In people with ADHD, lower working memory capacity is associated with reduced activity in this region during tasks that require ignoring distractions. The result is a feedback loop: weaker working memory means you can’t maintain the mental template of what’s important, which means irrelevant information breaks through, which further disrupts memory. Some evidence suggests that individuals with ADHD compensate by relying more heavily on reactive, stimulus-driven attention (responding to things as they pop up) rather than proactive, sustained attention (keeping a goal steadily in mind). This is why ADHD often looks less like an inability to pay attention and more like attention that’s pulled by whatever is most immediately salient.
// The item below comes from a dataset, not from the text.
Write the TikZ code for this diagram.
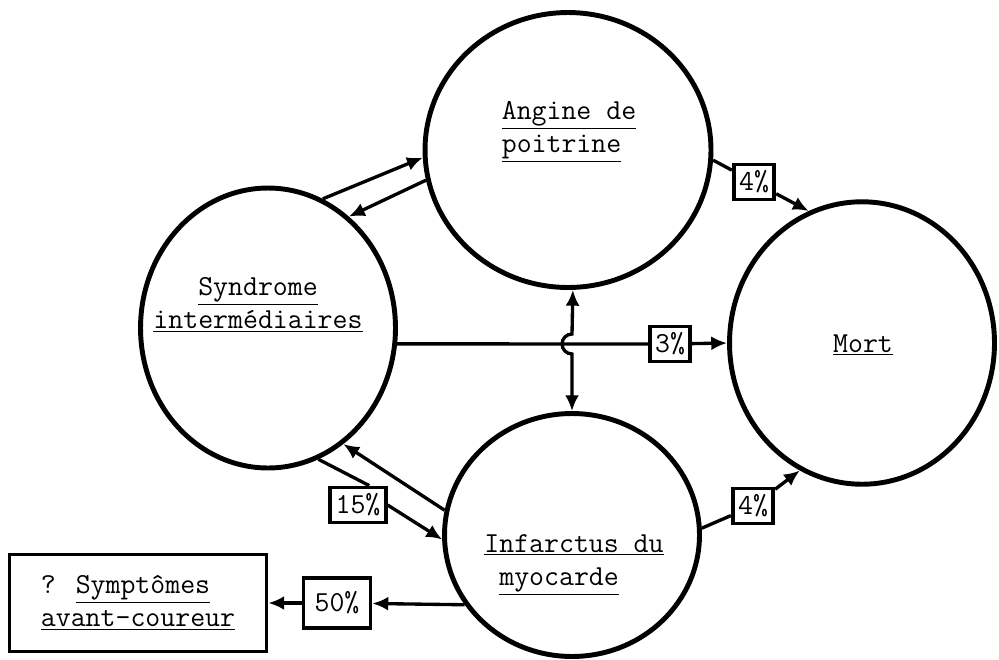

How the Relationship Develops With Age
Working memory capacity grows in a non-linear pattern from early childhood through adolescence. The most rapid gains happen between ages 3 and 10, with a second, smaller burst during early adolescence (roughly ages 13 to 17). Between those growth spurts, late childhood and late adolescence are relatively stable periods. This trajectory closely mirrors the development of attentional control, which makes sense given how tightly the two systems are coupled.
The filtering data from younger children reinforces this connection. Four-year-olds show the weakest filtering efficiency and the lowest working memory capacity. By age seven, both improve substantially. The fact that the correlation between filtering and capacity is already significant in preschoolers suggests that attention isn’t just layered on top of memory at some later developmental stage. The two grow together from the start.
What This Means in Everyday Life
When you try to remember a grocery list while someone is talking to you, both systems are taxed simultaneously. Your attention has to suppress the conversation (filtering), maintain focus on the list items (selection), and your working memory has to hold and refresh those items. If either system falters, the list slips away.
Cognitive tasks that heavily tax this interaction become measurably harder as demands increase. In a common lab task called the N-back, people monitor a stream of items and respond whenever the current item matches one from a few steps earlier. At higher loads (like matching three items back instead of two), participants make more errors specifically because familiar-seeming distractors trick them into false responses. The task challenges your ability to control automatic reactions based on familiarity, which is a pure test of attention regulating what stays in and what gets rejected from working memory.
This is also why multitasking is so draining. Every time you switch tasks, your central executive has to disengage attention from one set of information, suppress it, engage a new set, and update working memory with different goals and content. Each switch carries a cost in both speed and accuracy because you’re reshuffling the same limited attentional resources that working memory depends on to function.